**SUPPLIED DATA:**
* start *
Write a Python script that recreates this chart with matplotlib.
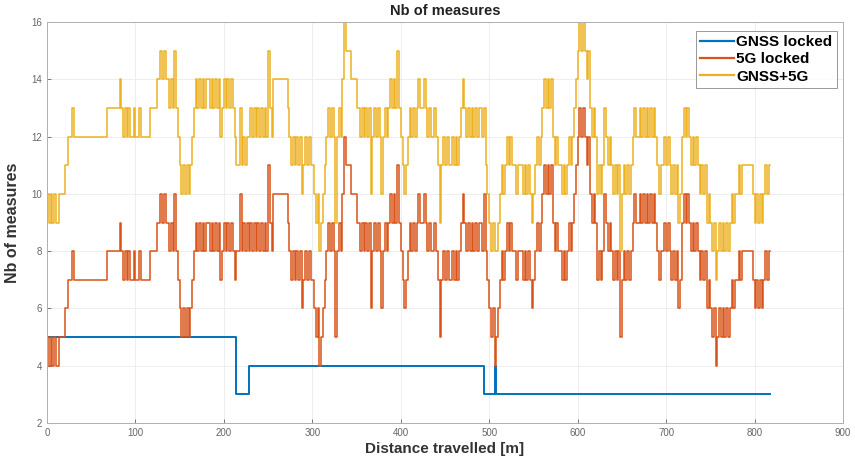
* end *
* start *
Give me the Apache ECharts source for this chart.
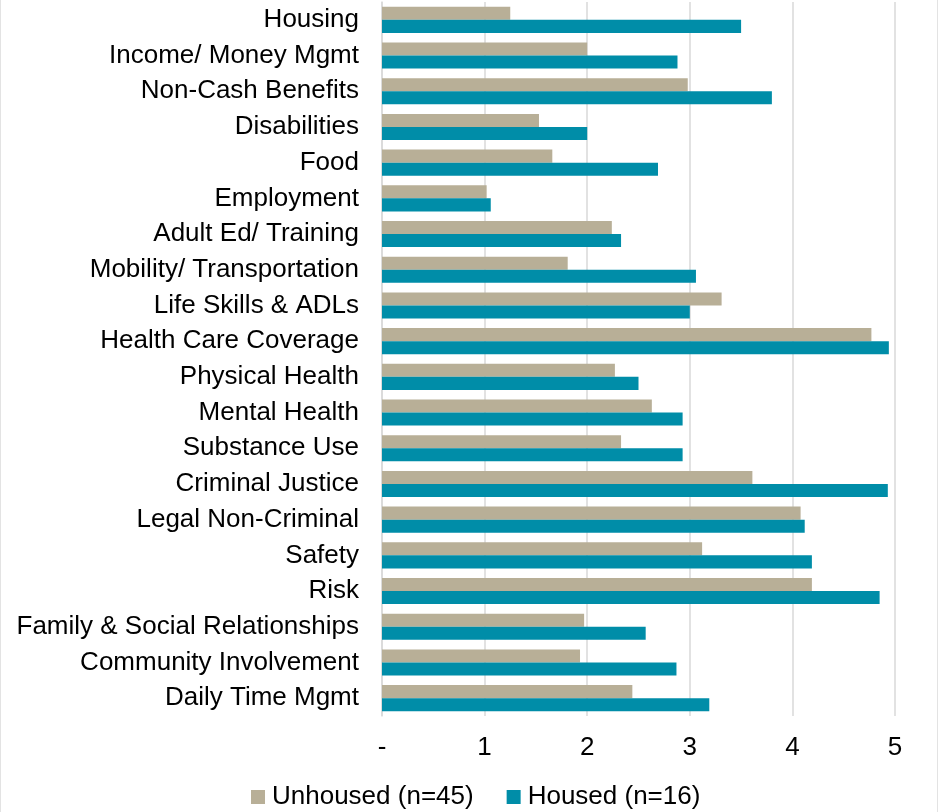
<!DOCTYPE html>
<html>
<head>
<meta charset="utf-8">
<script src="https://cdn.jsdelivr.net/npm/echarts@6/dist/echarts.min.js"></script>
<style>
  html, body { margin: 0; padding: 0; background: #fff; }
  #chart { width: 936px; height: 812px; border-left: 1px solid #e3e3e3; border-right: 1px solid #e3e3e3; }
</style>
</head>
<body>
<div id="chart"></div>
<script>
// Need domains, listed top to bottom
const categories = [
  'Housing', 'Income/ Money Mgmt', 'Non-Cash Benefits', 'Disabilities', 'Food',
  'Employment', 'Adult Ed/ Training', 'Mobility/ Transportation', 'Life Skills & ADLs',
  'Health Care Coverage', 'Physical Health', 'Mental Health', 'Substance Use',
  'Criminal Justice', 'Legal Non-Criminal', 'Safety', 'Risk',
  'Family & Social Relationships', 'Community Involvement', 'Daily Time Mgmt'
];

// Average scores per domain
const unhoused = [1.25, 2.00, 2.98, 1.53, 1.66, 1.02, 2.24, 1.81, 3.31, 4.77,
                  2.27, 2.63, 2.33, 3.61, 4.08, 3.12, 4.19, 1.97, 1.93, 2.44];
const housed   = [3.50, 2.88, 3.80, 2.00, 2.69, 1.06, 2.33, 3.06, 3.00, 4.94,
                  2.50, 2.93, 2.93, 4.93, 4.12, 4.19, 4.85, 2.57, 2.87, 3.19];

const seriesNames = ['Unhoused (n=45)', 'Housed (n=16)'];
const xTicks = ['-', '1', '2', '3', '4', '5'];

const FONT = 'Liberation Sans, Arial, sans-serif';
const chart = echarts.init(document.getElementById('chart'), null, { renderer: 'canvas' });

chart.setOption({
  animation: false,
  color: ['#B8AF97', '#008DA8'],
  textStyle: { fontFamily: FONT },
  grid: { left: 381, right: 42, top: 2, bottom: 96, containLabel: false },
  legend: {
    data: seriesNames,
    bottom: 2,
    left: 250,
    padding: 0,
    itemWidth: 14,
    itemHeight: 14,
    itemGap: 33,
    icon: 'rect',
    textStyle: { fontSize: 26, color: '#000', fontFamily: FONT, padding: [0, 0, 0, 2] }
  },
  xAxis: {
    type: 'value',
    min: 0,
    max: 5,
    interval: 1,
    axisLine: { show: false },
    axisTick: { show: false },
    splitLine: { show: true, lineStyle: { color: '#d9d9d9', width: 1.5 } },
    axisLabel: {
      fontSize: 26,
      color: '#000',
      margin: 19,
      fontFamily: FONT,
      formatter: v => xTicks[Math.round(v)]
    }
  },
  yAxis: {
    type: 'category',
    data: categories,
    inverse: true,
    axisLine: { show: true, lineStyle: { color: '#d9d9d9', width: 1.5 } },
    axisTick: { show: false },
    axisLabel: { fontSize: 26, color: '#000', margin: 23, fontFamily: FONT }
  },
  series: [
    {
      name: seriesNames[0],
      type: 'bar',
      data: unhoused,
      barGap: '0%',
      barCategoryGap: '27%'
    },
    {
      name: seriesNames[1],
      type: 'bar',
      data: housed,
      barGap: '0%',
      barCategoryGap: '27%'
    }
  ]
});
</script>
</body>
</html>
* end *
Select and copy every line from the records that includes the word "this".

Write a Python script that recreates this chart with matplotlib.
Give me the Apache ECharts source for this chart.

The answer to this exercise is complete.